Tata Motors Passenger Vehicles (TMPVL) reported a 32% year-on-year decline in net profit to Rs 5,783 crore for the quarter ended March 31, 2026, as soaring raw material costs weighed heavily on the bottom line, offsetting the benefit of higher revenue from its luxury Jaguar Land Rover (JLR) unit and robust domestic sales. The company had reported a net profit of Rs 8,470 crore in the same quarter a year ago.

Q4 FY26 Financial Highlights

  • Net Profit: Rs 5,783 crore, down 32% YoY from Rs 8,470 crore in Q4 FY25.
  • Revenue from Operations: Rose 7% YoY to Rs 1,05,447 crore, compared to Rs 98,377 crore in Q4 FY25.
  • Final Dividend: Recommended at Rs 3 per equity share of Rs 2 each (at 150%), for FY2025-26, payable to eligible shareholders on or before July 14, 2026, subject to AGM approval.

A Tale of Two Halves: FY26 in Review

Dhiman Gupta, Chief Financial Officer of TMPVL, described FY26 as a year of contrasting fortunes.
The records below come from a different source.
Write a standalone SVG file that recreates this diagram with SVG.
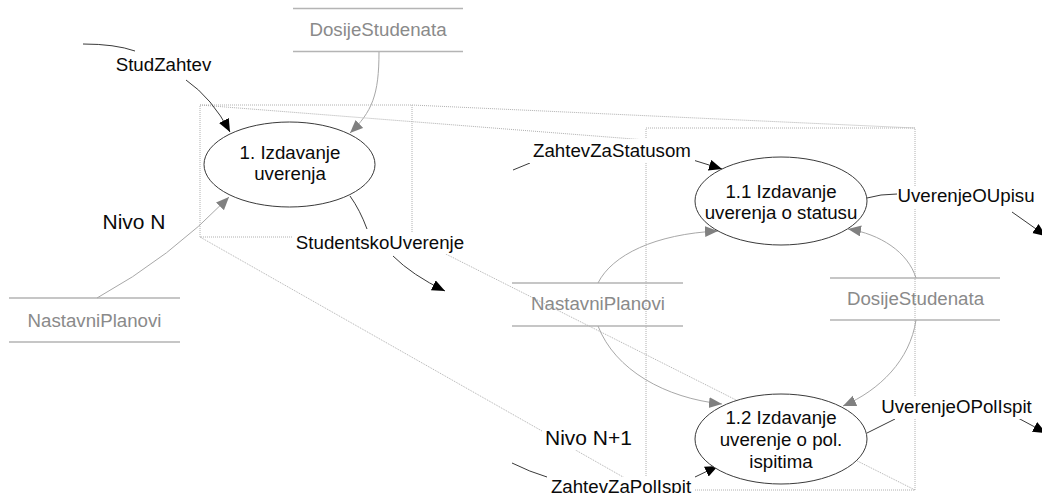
<svg xmlns="http://www.w3.org/2000/svg" width="1042" height="493" viewBox="0 0 1042 493">
<style>
text{font-family:"Liberation Sans",Arial,sans-serif;font-size:18.7px;text-anchor:middle;fill:#0a0a0a}
.store text{fill:#8a8a8a}
.sline{stroke:#b4b4b4;stroke-width:1.5;fill:none}
.frame{stroke:#b0b0b0;stroke-width:1;stroke-dasharray:1 1;fill:none}
.ext{stroke:#3a3a3a;stroke-width:1;fill:none}
.sf{stroke:#a8a8a8;stroke-width:1;fill:none}
.proc ellipse{fill:#fff;stroke:#3a3a3a;stroke-width:1}
.bg{fill:#fff}
.nivo{font-size:21px}
</style>
<defs>
<marker id="ab" markerUnits="userSpaceOnUse" markerWidth="14" markerHeight="12" refX="13" refY="5.5" orient="auto"><path d="M0,0 L13,5.5 L0,11 Z" fill="#000"/></marker>
<marker id="ag" markerUnits="userSpaceOnUse" markerWidth="14" markerHeight="12" refX="13" refY="5.5" orient="auto"><path d="M0,0 L13,5.5 L0,11 Z" fill="#808080"/></marker>
</defs>
<rect width="1042" height="493" fill="#fff"/>
<g id="frames">
<rect class="frame" x="200" y="105" width="212" height="132"/>
<rect class="frame" x="646" y="128" width="269" height="362"/>
<path class="frame" d="M412,105 L915,128 M200,105 L646,140 M200,237 L646,490 M412,237 L915,490"/>
</g>
<g id="store-dosije-top" class="store">
<path class="sline" d="M293,8.5 H463 M293,51.5 H463"/>
<text x="378" y="36">DosijeStudenata</text>
</g>
<g id="store-planovi-left" class="store">
<path class="sline" d="M9,298 H180 M9,342 H180"/>
<text x="94.5" y="327">NastavniPlanovi</text>
</g>
<g id="store-planovi-mid" class="store">
<path class="sline" d="M512,283 H683 M512,326 H683"/>
<text x="598" y="310">NastavniPlanovi</text>
</g>
<g id="store-dosije-mid" class="store">
<path class="sline" d="M830,278 H1000 M830,320 H1000"/>
<text x="915.5" y="305">DosijeStudenata</text>
</g>
<g id="connectors">
<path class="ext" d="M83,44 Q115,44 135,51"/>
<path class="ext" d="M186,80 Q212,98 230,132" marker-end="url(#ab)"/>
<path class="sf" d="M379,52 C379,95 372,112 350,133" marker-end="url(#ag)"/>
<path class="sf" d="M97,298 Q170,258 229,197" marker-end="url(#ag)"/>
<path class="ext" d="M350,196 Q360,210 367,229"/>
<path class="ext" d="M393,256 Q412,275 445,291" marker-end="url(#ab)"/>
<path class="ext" d="M513,170 L530,163"/>
<path class="ext" d="M693,160 L722,169" marker-end="url(#ab)"/>
<path class="ext" d="M867,198 Q880,194 897,194"/>
<path class="ext" d="M1012,212 L1046,236" marker-end="url(#ab)"/>
<path class="ext" d="M867,433 L895,419"/>
<path class="ext" d="M1018,418 L1046,433" marker-end="url(#ab)"/>
<path class="ext" d="M512,463 Q530,472 547,477"/>
<path class="ext" d="M695,477 L718,466" marker-end="url(#ab)"/>
<path class="sf" d="M598,283 C612,255 655,234 718,231" marker-end="url(#ag)"/>
<path class="sf" d="M598,326 C615,370 665,398 722,404" marker-end="url(#ag)"/>
<path class="sf" d="M916,278 C908,252 880,234 848,229" marker-end="url(#ag)"/>
<path class="sf" d="M916,320 C910,360 880,390 843,406" marker-end="url(#ag)"/>
</g>
<g id="proc-1" class="proc">
<ellipse cx="289.5" cy="164.5" rx="85.5" ry="42.5"/>
<text x="290" y="159">1. Izdavanje</text>
<text x="290" y="180">uverenja</text>
</g>
<g id="proc-1-1" class="proc">
<ellipse cx="781" cy="201" rx="86" ry="44"/>
<text x="781" y="198">1.1 Izdavanje</text>
<text x="781" y="219">uverenja o statusu</text>
</g>
<g id="proc-1-2" class="proc">
<ellipse cx="781" cy="439" rx="86" ry="45"/>
<text x="781" y="424">1.2 Izdavanje</text>
<text x="781" y="446">uverenje o pol.</text>
<text x="781" y="468">ispitima</text>
</g>
<g id="labels">
<text x="163.5" y="71">StudZahtev</text>
<rect class="bg" x="292" y="232" width="176" height="22"/>
<text x="380" y="249">StudentskoUverenje</text>
<rect class="bg" x="529" y="139" width="166" height="24"/>
<text x="612" y="157">ZahtevZaStatusom</text>
<rect class="bg" x="897" y="186" width="138" height="22"/>
<text x="966" y="202">UverenjeOUpisu</text>
<rect class="bg" x="879" y="397" width="155" height="22"/>
<text x="956.5" y="413">UverenjeOPolIspit</text>
<rect class="bg" x="547" y="477" width="148" height="16"/>
<text x="621" y="493">ZahtevZaPolIspit</text>
<text class="nivo" x="134" y="229">Nivo N</text>
<rect class="bg" x="542" y="424" width="94" height="26"/>
<text class="nivo" x="588.5" y="445">Nivo N+1</text>
</g>
</svg>
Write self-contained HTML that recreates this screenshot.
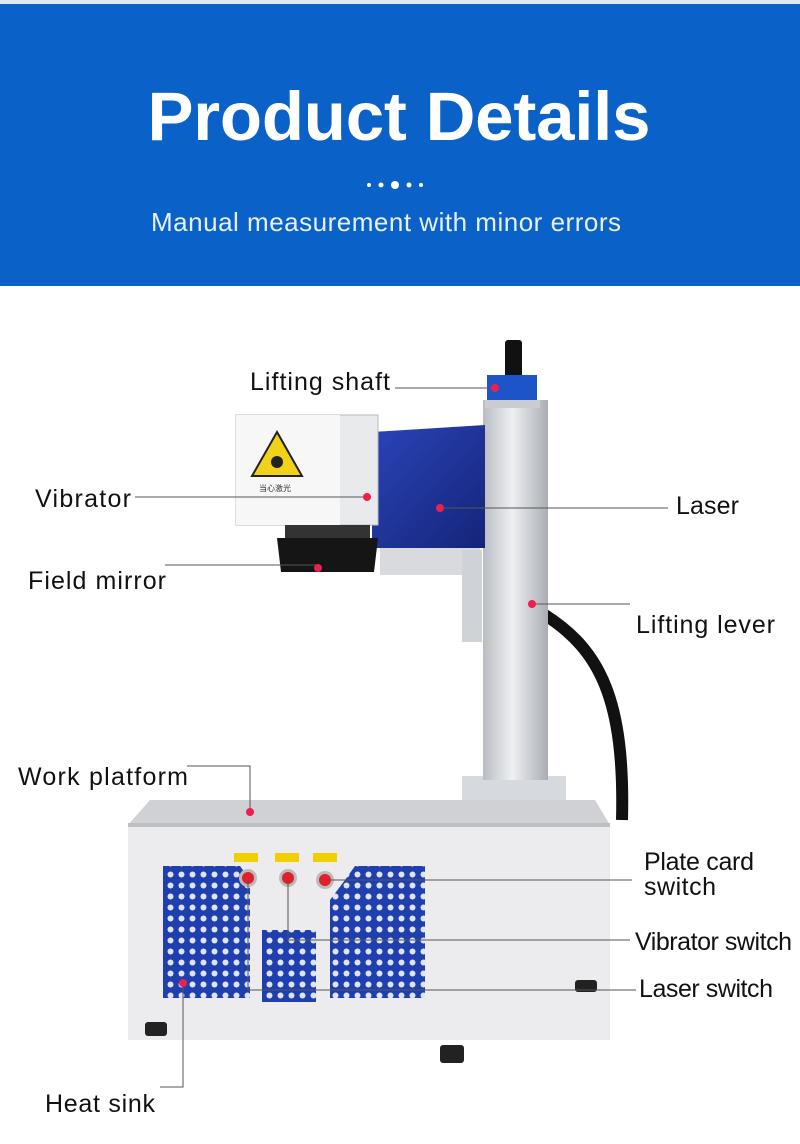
<!DOCTYPE html>
<html><head><meta charset="utf-8"><style>
body{margin:0;width:800px;height:1139px;overflow:hidden;background:#fff;font-family:"Liberation Sans",sans-serif}
</style></head><body>
<svg width="800" height="1139" viewBox="0 0 800 1139" xmlns="http://www.w3.org/2000/svg" font-family="Liberation Sans, sans-serif">
<defs>
<pattern id="holes" width="11" height="11" patternUnits="userSpaceOnUse"><rect width="11" height="11" fill="#1f3fae"/><circle cx="5.5" cy="5.5" r="3" fill="#dfe4f3"/></pattern>
<linearGradient id="col" x1="0" x2="1"><stop offset="0" stop-color="#b9bdc3"/><stop offset=".45" stop-color="#eef0f2"/><stop offset="1" stop-color="#a9adb3"/></linearGradient>
<linearGradient id="arm" x1="0" x2="1" y1="0" y2="1"><stop offset="0" stop-color="#2a44b8"/><stop offset="1" stop-color="#15247a"/></linearGradient>
</defs>
<rect x="0" y="0" width="800" height="286" fill="#0a62c8"/>
<rect x="0" y="0" width="800" height="4" fill="#dfe8f4"/>
<text x="399" y="140" text-anchor="middle" font-size="69" font-weight="bold" fill="#fff" textLength="503">Product Details</text>
<circle cx="369" cy="185" r="2" fill="#fff"/><circle cx="381" cy="185" r="2.5" fill="#fff"/><circle cx="395" cy="185" r="4" fill="#fff"/><circle cx="409" cy="185" r="2.5" fill="#fff"/><circle cx="421" cy="185" r="2" fill="#fff"/>
<text x="386" y="231" text-anchor="middle" font-size="26" fill="#e8f0fb" textLength="470">Manual measurement with minor errors</text>

<path d="M545 615 C600 650 625 700 622 820" stroke="#111" stroke-width="12" fill="none"/>
<rect x="462" y="776" width="104" height="36" fill="#d6d9dd"/>
<rect x="483" y="400" width="65" height="380" fill="url(#col)"/>
<rect x="505" y="340" width="17" height="40" rx="3" fill="#111"/>
<rect x="487" y="375" width="50" height="30" fill="#1d55c9"/>
<rect x="485" y="400" width="55" height="8" fill="#c9ccd0"/>
<rect x="380" y="545" width="100" height="30" fill="#d8dadd"/>
<rect x="462" y="550" width="20" height="92" fill="#cfd2d6"/>
<path d="M372 432 L485 425 L485 548 L372 548Z" fill="url(#arm)"/>
<rect x="236" y="415" width="142" height="110" fill="#e9eaec" stroke="#bbb"/>
<rect x="236" y="415" width="104" height="110" fill="#f7f7f8"/>
<polygon points="277,432 302,476 252,476" fill="#f1d21b" stroke="#222" stroke-width="2"/>
<circle cx="277" cy="462" r="6" fill="#222"/>
<text x="275" y="491" text-anchor="middle" font-size="8" fill="#333">当心激光</text>
<rect x="285" y="525" width="85" height="14" fill="#333"/>
<path d="M277 538 L378 538 L374 572 L281 572Z" fill="#151515"/>
<path d="M128 825 L150 800 L595 800 L610 825Z" fill="#cfd1d4"/>
<rect x="128" y="823" width="482" height="217" fill="#ececef"/>
<rect x="128" y="823" width="482" height="4" fill="#bdbfc3"/>
<path d="M163 866 L240 866 L250 880 L250 998 L163 998Z" fill="url(#holes)"/>
<path d="M345 880 L355 866 L425 866 L425 998 L330 998 L330 900Z" fill="url(#holes)"/>
<rect x="262" y="930" width="54" height="72" fill="url(#holes)"/>
<rect x="234" y="853" width="24" height="9" fill="#f2d000"/><rect x="275" y="853" width="24" height="9" fill="#f2d000"/><rect x="313" y="853" width="24" height="9" fill="#f2d000"/>
<circle cx="248" cy="878" r="9" fill="#bbb"/><circle cx="248" cy="878" r="6" fill="#e0202a"/>
<circle cx="288" cy="878" r="9" fill="#bbb"/><circle cx="288" cy="878" r="6" fill="#e0202a"/>
<circle cx="325" cy="880" r="9" fill="#bbb"/><circle cx="325" cy="880" r="6" fill="#e0202a"/>
<rect x="145" y="1022" width="22" height="14" rx="3" fill="#222"/><rect x="440" y="1045" width="24" height="18" rx="3" fill="#222"/><rect x="575" y="980" width="22" height="12" rx="3" fill="#222"/>

<g stroke="#555" stroke-width="1" fill="none">
<path d="M395 388 H495"/>
<path d="M135 497 H367"/>
<path d="M440 508 H668"/>
<path d="M165 565 H318"/>
<path d="M532 604 H630"/>
<path d="M187 766 H250 V810"/>
<path d="M330 880 H632"/>
<path d="M288 880 V940 H630"/>
<path d="M248 880 V990 H636"/>
<path d="M183 983 V1087 H160"/>
</g>
<g fill="#ee1f4b">
<circle cx="495" cy="388" r="4"/><circle cx="367" cy="497" r="4"/><circle cx="440" cy="508" r="4"/><circle cx="318" cy="568" r="4"/><circle cx="532" cy="604" r="4"/><circle cx="250" cy="812" r="4"/><circle cx="183" cy="983" r="4"/>
</g>
<g font-size="25" fill="#111">
<text x="250" y="390" textLength="140">Lifting shaft</text>
<text x="35" y="507" textLength="96">Vibrator</text>
<text x="676" y="514" textLength="63">Laser</text>
<text x="28" y="589" textLength="138">Field mirror</text>
<text x="636" y="633" textLength="139">Lifting lever</text>
<text x="18" y="785" textLength="170">Work platform</text>
<text x="644" y="870" textLength="110">Plate card</text>
<text x="644" y="895" textLength="72">switch</text>
<text x="635" y="950" textLength="157">Vibrator switch</text>
<text x="639" y="997" textLength="134">Laser switch</text>
<text x="45" y="1112" textLength="110">Heat sink</text>
</g>
</svg>
</body></html>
The domestic passenger vehicle business witnessed strong momentum, particularly after the rollout of GST 2.0, which stimulated demand and supported volume growth. At JLR, however, the company navigated a more difficult environment, contending with global tariff headwinds and the impact of a cyber incident that disrupted operations during the year.

Gupta noted that Q4 FY26 saw a meaningful recovery, with all consolidated financial metrics improving significantly as JLR operations normalised following the cyber incident. He flagged global geopolitical developments and commodity prices as key variables to monitor going into FY27, while reaffirming the company's commitment to structural cost reductions and continued product intervention.

Record Domestic Sales: Highest Ever Annual and Quarterly Volumes

Despite the profit decline, the domestic passenger vehicle business delivered a standout performance on the volume front. Shailesh Chandra, Managing Director and CEO of Tata Motors Passenger Vehicles Limited, highlighted several landmark achievements during FY26:

  • Highest ever annual sales of over 6.4 lakh units, representing industry-beating growth of 15% YoY, with Tata Motors emerging as the number two ranked player in H2 FY26.
  • Highest ever annual EV volumes of over 92,000 units, representing a robust 43% YoY growth, further reinforcing Tata Motors' leadership position in India's electric vehicle segment.
  • Record quarterly sales of over 200,000 units in Q4 FY26, up 37% YoY, making it the best-ever quarter for domestic passenger vehicle volumes.
  • During Q4, the company delivered 30,000 units of the Sierra and launched new versions of the popular Punch and Punch.ev to strong customer response.

Road Ahead: Growth Ambitions and Key Risks

Tata Motors expressed confidence in sustaining its domestic growth momentum into FY27, with plans to build on its strong product pipeline, deliver industry-beating growth, and enhance profitability through focused cost actions. The company said it will leverage the JLR "House of Brands" strategy in focused markets and deliver a series of exciting new model launches over the next 18 months.

However, management was candid about the risks. Global geopolitical and regulatory challenges, elevated commodity and raw material costs, and supply chain vulnerabilities will need to be closely monitored. The ongoing West Asia conflict and its impact on energy and commodity prices remain a key headwind for margin recovery across both the domestic and JLR businesses.

What This Means for Investors

The 32% profit decline will likely weigh on near-term sentiment around Tata Motors stock, even as the 7% revenue growth and record domestic volume metrics demonstrate the underlying strength of the business. The Rs 3 per share dividend provides some income support for shareholders. Investors will be closely watching whether the company can translate its record volume momentum into improved margin performance in FY27, particularly if commodity price pressures begin to ease as the geopolitical environment stabilises.